Далеко на севере (Герман) - страница 16

— Санитарки, тут не спят! Санитарки, вы слышите!

Мы слышим, но мы не можем пошевельнуться, у нас нет сил.

— Санитарки, кому я говорю! Санитарки, встать!

Я медленно поднимаюсь. Если бы этот хлыщ знал, кто мой отец!

Поднимаюсь и вижу — это Лева, один из папиных учеников. Он краснеет. Я молчу и не здороваюсь с ним. Так начинается наша вражда.

Я всегда терпеть вас не могла, многоуважаемый Лева!

— Наташа, не сердитесь, — говорит Лева.

Мы молча уходим под дождь и долго мокнем там, пока на нас не натыкается мама Флеровская.

Среда

Писать трудно, но я буду писать при всех условиях, я буду писать обязательно, во что бы то ни стало. Я буду писать подробно, без сокращений, буду писать все.

Солнечный, прозрачный день поздней осени.

Где-то за деревьями жужжит вражеский корректировщик. Он жужжит более часа кряду.

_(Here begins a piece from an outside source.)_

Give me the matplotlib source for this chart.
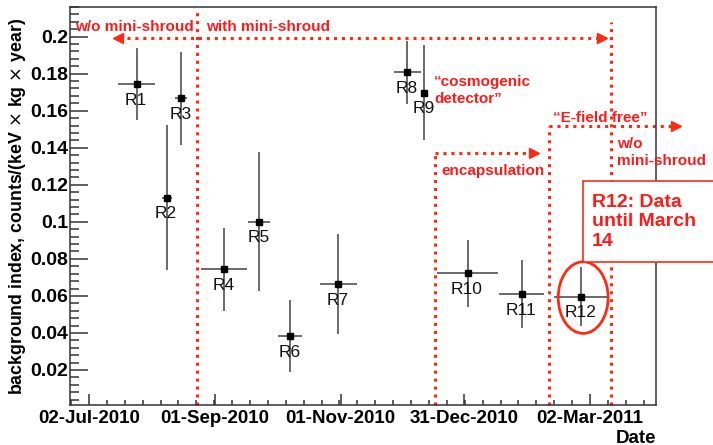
import pandas as pd
import matplotlib.pyplot as plt
import matplotlib.dates as mdates
from matplotlib.patches import Rectangle, Ellipse
from matplotlib.ticker import MultipleLocator, FuncFormatter, FixedLocator

plt.rcParams['font.family'] = ['Liberation Sans', 'DejaVu Sans']

####### DATA #######

run_names = ['R1', 'R2', 'R3', 'R4', 'R5', 'R6', 'R7', 'R8', 'R9', 'R10', 'R11', 'R12']
run_dates = ['2010-07-25 02:00', '2010-08-08 17:00', '2010-08-15 14:00', '2010-09-05 14:00',
             '2010-09-22 14:00', '2010-10-07 12:00', '2010-10-30 22:00', '2010-12-03 10:00',
             '2010-12-11 12:00', '2011-01-01 14:00', '2011-01-27 19:00', '2011-02-25 14:00']
# half length of each run, days
run_halfwidth = [9.0, 2.4, 3.0, 11.2, 5.3, 6.0, 8.9, 6.5, 0.0, 14.7, 10.9, 13.0]
bkg_index = [0.1744, 0.1130, 0.1667, 0.0744, 0.1001, 0.0383, 0.0663, 0.1807, 0.1697, 0.0722, 0.0609, 0.0596]
bkg_err = [0.0194, 0.0391, 0.0252, 0.0225, 0.0375, 0.0194, 0.0270, 0.0169, 0.0257, 0.0180, 0.0183, 0.0158]

tick_dates = ['2010-07-02', '2010-09-01', '2010-11-01', '2010-12-31', '2011-03-02']
tick_labels = ['02-Jul-2010', '01-Sep-2010', '01-Nov-2010', '31-Dec-2010', '02-Mar-2011']

RED = '#ff2a14'
TXT_RED = '#ff1a1a'

####### PLOT #######

x = mdates.date2num(pd.to_datetime(run_dates))
tick_x = mdates.date2num(pd.to_datetime(tick_dates))
t0 = tick_x[0]

fig = plt.figure(figsize=(7.13, 4.45), dpi=100)
ax = fig.add_axes([70/713, 40/445, 586/713, 398/445])

ax.errorbar(x, bkg_index, xerr=run_halfwidth, yerr=bkg_err, fmt='none',
            ecolor='#505050', elinewidth=1.2, capsize=0, zorder=3)
ax.plot(x, bkg_index, 's', color='black', markersize=5, zorder=4)

for name, xi, yi in zip(run_names, x, bkg_index):
    ax.annotate(name, (xi, yi), xytext=(-0.5, -11.5), textcoords='offset points',
                ha='center', va='center', fontsize=12.5, color='#111111', zorder=5)

ax.set_xlim(t0 - 9.2, t0 + 275.0)
ax.set_ylim(0.0011, 0.216)

# axes look
ax.xaxis.set_major_locator(FixedLocator(tick_x))
ax.set_xticklabels(tick_labels)
step = (tick_x[-1] - tick_x[0]) / 28
ax.xaxis.set_minor_locator(FixedLocator([t0 + step * k for k in range(-1, 32)]))
ax.yaxis.set_major_locator(MultipleLocator(0.02))
ax.yaxis.set_minor_locator(MultipleLocator(0.004))
ax.yaxis.set_major_formatter(FuncFormatter(lambda v, p: '%g' % round(v, 3) if v > 0.001 else ''))

ax.tick_params(axis='both', which='both', direction='in', color='#333333', width=1.1,
               top=False, right=False)
ax.tick_params(axis='y', which='major', length=13, pad=1.5, labelsize=14)
ax.tick_params(axis='y', which='minor', length=6.5)
ax.tick_params(axis='x', which='major', length=7.7, pad=3.5, labelsize=13.5)
ax.tick_params(axis='x', which='minor', length=3.4)
for lab in ax.get_xticklabels() + ax.get_yticklabels():
    lab.set_fontweight('bold')
for sp in ax.spines.values():
    sp.set_color('#333333')
    sp.set_linewidth(1.1)

fig.text(18/713, 1 - 206/445, 'background index, counts/(keV $\\times$ kg $\\times$ year)',
         rotation=90, ha='center', va='center', fontsize=12.8, fontweight='bold')
ax.set_xlabel('Date', fontsize=13.5, fontweight='bold', ha='right', va='center')
ax.xaxis.set_label_coords(1.0, -0.083)

####### ANNOTATIONS #######

dot = dict(color=RED, linestyle=(0, (1, 1.6)), linewidth=2.2, clip_on=False, zorder=2)
ybot = 0.0011

# mini-shroud boundary and arrow
ax.plot([t0 + 52.4, t0 + 52.4], [ybot, 0.2133], **dot)
ax.plot([t0 + 14.5, t0 + 248.5], [0.1991, 0.1991], **dot)
ax.plot(t0 + 14.0, 0.1991, '<', color=RED, markersize=7, clip_on=False)
ax.plot(t0 + 249.0, 0.1991, '>', color=RED, markersize=7, clip_on=False)
ax.plot([t0 + 253.2, t0 + 253.2], [ybot, 0.2081], **dot)

# encapsulation
ax.plot([t0 + 167.6, t0 + 167.6], [ybot, 0.1372], **dot)
ax.plot([t0 + 167.6, t0 + 215.5], [0.1372, 0.1372], **dot)
ax.plot(t0 + 216.0, 0.1372, '>', color=RED, markersize=7, clip_on=False)

# E-field free
ax.plot([t0 + 223.2, t0 + 223.2], [ybot, 0.1518], **dot)
ax.plot([t0 + 223.2, t0 + 284.0], [0.1518, 0.1518], **dot)
ax.plot(t0 + 284.5, 0.1518, '>', color=RED, markersize=7, clip_on=False)

lab = dict(color=TXT_RED, fontsize=11, fontweight='bold', ha='left', va='center',
           clip_on=False, zorder=6)
ax.text(t0 - 6.8, 0.2054, 'w/o mini-shroud', **lab)
ax.text(t0 + 56.7, 0.2054, 'with mini-shroud', **lab)
ax.text(t0 + 167.3, 0.1708, '\u201ccosmogenic\ndetector\u201d', linespacing=1.25, **lab)
ax.text(t0 + 171.0, 0.1275, 'encapsulation', **lab)
ax.text(t0 + 225.0, 0.1562, '\u201cE-field free\u201d', **lab)
ax.text(t0 + 255.9, 0.1375, 'w/o\nmini-shroud', linespacing=1.25, **lab)

# R12 note
ax.add_patch(Rectangle((t0 + 239.4, 0.0785), 80, 0.0435, facecolor='white',
                       edgecolor=RED, linewidth=1.2, clip_on=False, zorder=7))
ax.text(t0 + 243.8, 0.1000, 'R12: Data\nuntil March\n14', color=TXT_RED, fontsize=14,
        fontweight='bold', ha='left', va='center', linespacing=1.2, clip_on=False, zorder=8)
ax.add_patch(Ellipse((x[-1] + 1.1, bkg_index[-1] - 0.0005), 24.2, 0.0387, fill=False,
                     edgecolor=RED, linewidth=2.0, clip_on=False, zorder=6))

fig.savefig('out.png', dpi=100)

Что-то высматривает, охотится, подстерегает. Изредка я поглядываю в небо. Жужжит или не жужжит — все равно. От этого ясного, прозрачного северного неба мы не ждем ничего хорошего: там часто лазают немцы и оттуда часто с воем летят бомбы.

Но сейчас мне не до этого. Я работаю в операционной. У меня в глазах радужные круги от усталости, от запаха эфира, бензина, от вида крови, от страданий, среди которых проходит мой день.

Наша операционная в землянке. Над нами несколько накатов. У нас немного душно. Военврач Петр Андреевич Русаков, слегка согнувшись, стоит над столом. Прямо стоять он не может от давешнего удара камнем. Глаза у Русакова красные, щеки ввалились, даже усы как-то повисли, потеряли прежнюю лихость. И в красных, слегка выпученных глазах сердитое и страдальческое выражение.

Сколько человек может не спать?

Сколько врач может оперировать?

Когда хирург замертво падает у стола?

В операционной тихо. Сюда, к нам под землю, не доносятся никакие посторонние шумы. У нас тут своя жизнь, отдельная, особая.

Анна Марковна стоит у своего стола с инструментами. Лицо ее закрыто, видны только измученные, старые глаза. Теперь никто не поверит, что ей тридцать девять лет. Теперь всем видно, что ей под пятьдесят. Но ее измученные глаза все время следят за хирургам.

— Сестра, пеан!

Он еще не договорил, а пеан уже у него.

— Шарик!

И шарик тут.

— Щипцы Листова!

Весь ход операции ясен Анне Марковне. Неотрывно она следит за хирургом. Ловкие, короткопалые, пухлые ее ручки никогда не запаздывают, никогда не задерживаются, никогда не ошибаются.

Ассистирует Русакову мама Флеровская. Я вижу ее блистающие кротким светом глаза, вижу ее руки в перчатках, вижу ее голову, повязанную белым платочком — низко по брови, — вижу, как она растягивает сверкающими инструментами рану, чтобы Русакову было удобнее работать, и вспоминаю, что мама Флеровская стоит тут вторые сутки.